In the same way that the Burkini ban is a shortsighted and counterprodutive response to a complex social and political issue, club closure is not an effective way of reducing the dangers of drug taking. Without for a second discounting the importance of the deaths at fabric, many have called bullshit on Islington Council’s ruling, left to speculate at the real reason behind the decision.

In an incendiary article dramatically alleging that “Fabric’s closure was a long pre-planned event, orchestrated by a cash-strapped council, using the police as pawns”, the Independent newspaper put forward a different answer: the cold logic of economic austerity.

Although there are clearly many more repugnant implications of eviscerating public services (hostile cuts to disability benefits spring to mind), the Independent’s argument nonetheless bears scrutiny: is fabric’s closure the cultural consequence of an economic policy that has left local authorities scrabbling for any income they can lay their hands on, police stretched to the limit, and a government that “…continues to roll back public services and institutions in an ever more calculating attempt to attract foreign money?”

If the demise of fabric was, in fact, pre-meditated to the extent that this article alleges, then the cynical co-opting of the deaths of two teenagers as a pretext for closing the club is a hollow, shameful subterfuge by Islington Council. But even if the causal chain isn’t quite as straightforward, it is crucial to look beyond the specifics of why individual clubs close, and shine a spotlight on the ‘upstream’ political context that ultimately determines how urban spaces get used, and who gets to benefit from them.

"If the demise of fabric was, in fact, pre-meditated to the extent that this article alleges, then the cynical co-opting of the deaths of two teenagers as a pretext for closing the club is a hollow, shameful subterfuge by Islington Council."

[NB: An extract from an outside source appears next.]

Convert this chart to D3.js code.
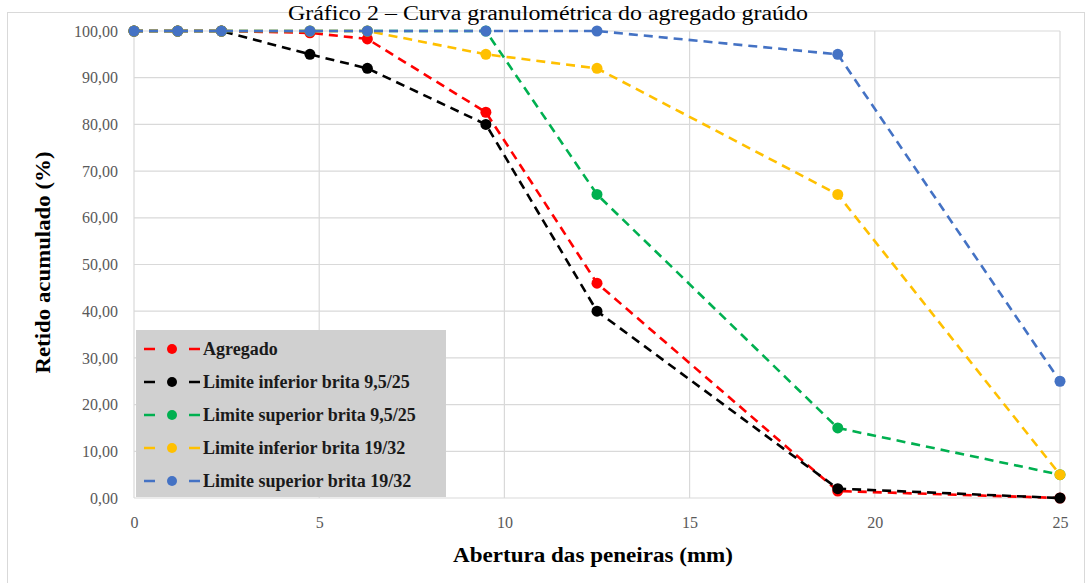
<!DOCTYPE html>
<html>
<head>
<meta charset="utf-8">
<script src="https://cdn.jsdelivr.net/npm/d3@7"></script>
<style>
  body { margin: 0; background: #fff; }
  text { font-family: "Liberation Serif", "Times New Roman", serif; }
</style>
</head>
<body>
<svg id="chart"></svg>
<script>
// sieve openings (mm)
const sieves = [0, 1.18, 2.36, 4.75, 6.3, 9.5, 12.5, 19, 25];
const seriesNames = [
  "Agregado",
  "Limite inferior brita 9,5/25",
  "Limite superior brita 9,5/25",
  "Limite inferior brita 19/32",
  "Limite superior brita 19/32"
];
const agregado = [100, 100, 100, 99.6, 98.3, 82.6, 46, 1.5, 0];
const infBrita9525 = [100, 100, 100, 95, 92, 80, 40, 2, 0];
const supBrita9525 = [100, 100, 100, 100, 100, 100, 65, 15, 5];
const infBrita1932 = [100, 100, 100, 100, 100, 95, 92, 65, 5];
const supBrita1932 = [100, 100, 100, 100, 100, 100, 100, 95, 25];
const colors = ["#ff0000", "#000000", "#00b050", "#ffc000", "#4472c4"];
const xTicks = [0, 5, 10, 15, 20, 25];
const yTicks = [0, 10, 20, 30, 40, 50, 60, 70, 80, 90, 100];

const allSeries = [agregado, infBrita9525, supBrita9525, infBrita1932, supBrita1932];

const W = 1088, H = 583;
const margin = { top: 31, right: 28, bottom: 85, left: 134 };
const width = W - margin.left - margin.right;
const height = H - margin.top - margin.bottom;

const root = d3.select("#chart").attr("width", W).attr("height", H);

// outer chart frame (runs past the bottom edge like the reference)
root.append("rect")
  .attr("x", 7.5).attr("y", 12.5)
  .attr("width", 1077).attr("height", 590)
  .attr("fill", "#fff").attr("stroke", "#d9d9d9");

root.append("text")
  .attr("x", 548).attr("y", 20)
  .attr("text-anchor", "middle")
  .attr("font-size", 20)
  .attr("textLength", 520)
  .attr("lengthAdjust", "spacingAndGlyphs")
  .attr("fill", "#000")
  .text("Gráfico 2 – Curva granulométrica do agregado graúdo");

const svg = root.append("g")
  .attr("transform", `translate(${margin.left},${margin.top})`);

const x = d3.scaleLinear().domain([0, 25]).range([0, width]);
const y = d3.scaleLinear().domain([0, 100]).range([height, 0]);

// gridlines
svg.append("g")
  .selectAll("line")
  .data(yTicks)
  .enter()
  .append("line")
  .attr("x1", 0).attr("x2", width)
  .attr("y1", d => y(d)).attr("y2", d => y(d))
  .attr("stroke", "#d9d9d9").attr("stroke-width", 1.2);

svg.append("g")
  .selectAll("line")
  .data(xTicks)
  .enter()
  .append("line")
  .attr("x1", d => x(d)).attr("x2", d => x(d))
  .attr("y1", 0).attr("y2", height)
  .attr("stroke", "#d9d9d9").attr("stroke-width", 1.2);

// axes
const xAxis = d3.axisBottom(x).tickValues(xTicks).tickSize(0).tickPadding(19);
const yAxis = d3.axisLeft(y).tickValues(yTicks).tickSize(0).tickPadding(16)
  .tickFormat(d => d3.format(".2f")(d).replace(".", ","));

const gx = svg.append("g").attr("transform", `translate(0,${height})`).call(xAxis);
const gy = svg.append("g").call(yAxis);
[gx, gy].forEach(g => {
  g.select(".domain").remove();
  g.selectAll("text")
    .attr("font-family", "Liberation Serif, Times New Roman, serif")
    .attr("font-size", 16)
    .attr("fill", "#595959");
});

// series
const line = d3.line()
  .x((d, i) => x(sieves[i]))
  .y(d => y(d));

allSeries.forEach((vals, k) => {
  svg.append("path")
    .datum(vals)
    .attr("d", line)
    .attr("fill", "none")
    .attr("stroke", colors[k])
    .attr("stroke-width", 2.6)
    .attr("stroke-dasharray", "9,6");

  svg.selectAll(".pt" + k)
    .data(vals)
    .enter()
    .append("circle")
    .attr("class", "pt" + k)
    .attr("cx", (d, i) => x(sieves[i]))
    .attr("cy", d => y(d))
    .attr("r", 5.5)
    .attr("fill", colors[k]);
});

// axis titles
root.append("text")
  .attr("transform", `translate(50,${margin.top + height / 2 - 2}) rotate(-90)`)
  .attr("text-anchor", "middle")
  .attr("font-size", 20)
  .attr("font-weight", "bold")
  .attr("textLength", 222)
  .attr("lengthAdjust", "spacingAndGlyphs")
  .text("Retido acumulado (%)");

root.append("text")
  .attr("x", 593)
  .attr("y", 562)
  .attr("text-anchor", "middle")
  .attr("font-size", 20)
  .attr("font-weight", "bold")
  .attr("textLength", 280)
  .attr("lengthAdjust", "spacingAndGlyphs")
  .text("Abertura das peneiras (mm)");

// legend
const legend = root.append("g").attr("transform", "translate(136,330)");
legend.append("rect")
  .attr("width", 310).attr("height", 167)
  .attr("fill", "#d0d0d0");

const items = legend.selectAll(".item")
  .data(seriesNames)
  .enter()
  .append("g")
  .attr("class", "item")
  .attr("transform", (d, i) => `translate(0,${19 + i * 33})`);

items.append("line")
  .attr("x1", 8).attr("x2", 64)
  .attr("stroke", (d, i) => colors[i])
  .attr("stroke-width", 2.6)
  .attr("stroke-dasharray", "11,34");
items.append("circle")
  .attr("cx", 36).attr("r", 5)
  .attr("fill", (d, i) => colors[i]);
items.append("text")
  .attr("x", 67).attr("dy", "0.35em")
  .attr("font-size", 18)
  .attr("font-weight", "bold")
  .attr("fill", "#1a1a1a")
  .text(d => d);
</script>
</body>
</html>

Though there is a serious lack of evidence and a heavy dose of conjecture in the Independent article, you don’t need to re-watch all five seasons of The Wire to grasp the depressingly mundane reality that Real Estate rules supreme. As services are whittled away by severe budget cuts, austerity cascades down in unpredictable ways, and the capacity of local councils to protect and maintain public spaces dwindles – the private sector Pac Man inevitably takes a larger bite of the pie. Fabric wasn’t run as a charity, of course: its bar prices were eye-watering even for central London, and as Dan Beaumont, DJ and owner of the now defunct Dance Tunnel pointedly puts it, “Many nightclubs in London, unlike other arms of the arts, don’t need government subsidies. We’re not like the opera or ballet, which requires subsidies to even exist. Nightclubs are self-maintained small businesses.”

Although it isn’t really possible to make a direct causal link between national austerity policies and fabric closing, the mood music is clear: cultural conservatism and economic liberalism spells problems for places like fabric, because they prevent the value of the properties in the area rising in the way that luxury flats wouldn’t, which in turn means more revenue for the authorities, and less policing costs. The cultural analogy to the economic orthodoxy that has seeped into the veins of the capital is the bland gentrification that swallows everything before it. As the Independent article says, “Fabric may have made money locally, yet that money never made it’s way back to the council…”

It is always tempting to look for a comforting, blanket narrative to explain all perceived injustices. Almost by definition, neoliberalism and the opening it provides for an especially rampant form of capitalism is in the frame for everything and anything that happens in these Isles: it is the dominant economic policy of the last decade. It isn’t really possible to prove the extent to which austerity, and the cultural deserts that emerge in its wake, hastened the demise of fabric. But to pretend that the wave of club closures in recent years have nothing to do with the pincer movement of social conservatism and economic liberalism that has swept the nation is just as fanciful.

Penthouse apartments lie empty and unoccupied, a deposit box for the global super-rich. Proposals for reducing the amount of tax that multi-national corporations pay are rushed through in the post-Brexit melee. And iconic cultural institutions are closed down because that sweet EC1 postcode could be more profitably repurposed for beige, “high-value” developments. So an issue that is supposedly about the dangers of drug taking is actually a story about money, power and the politics of the ownership of urban spaces – and one that is unlikely to end with the closure of fabric.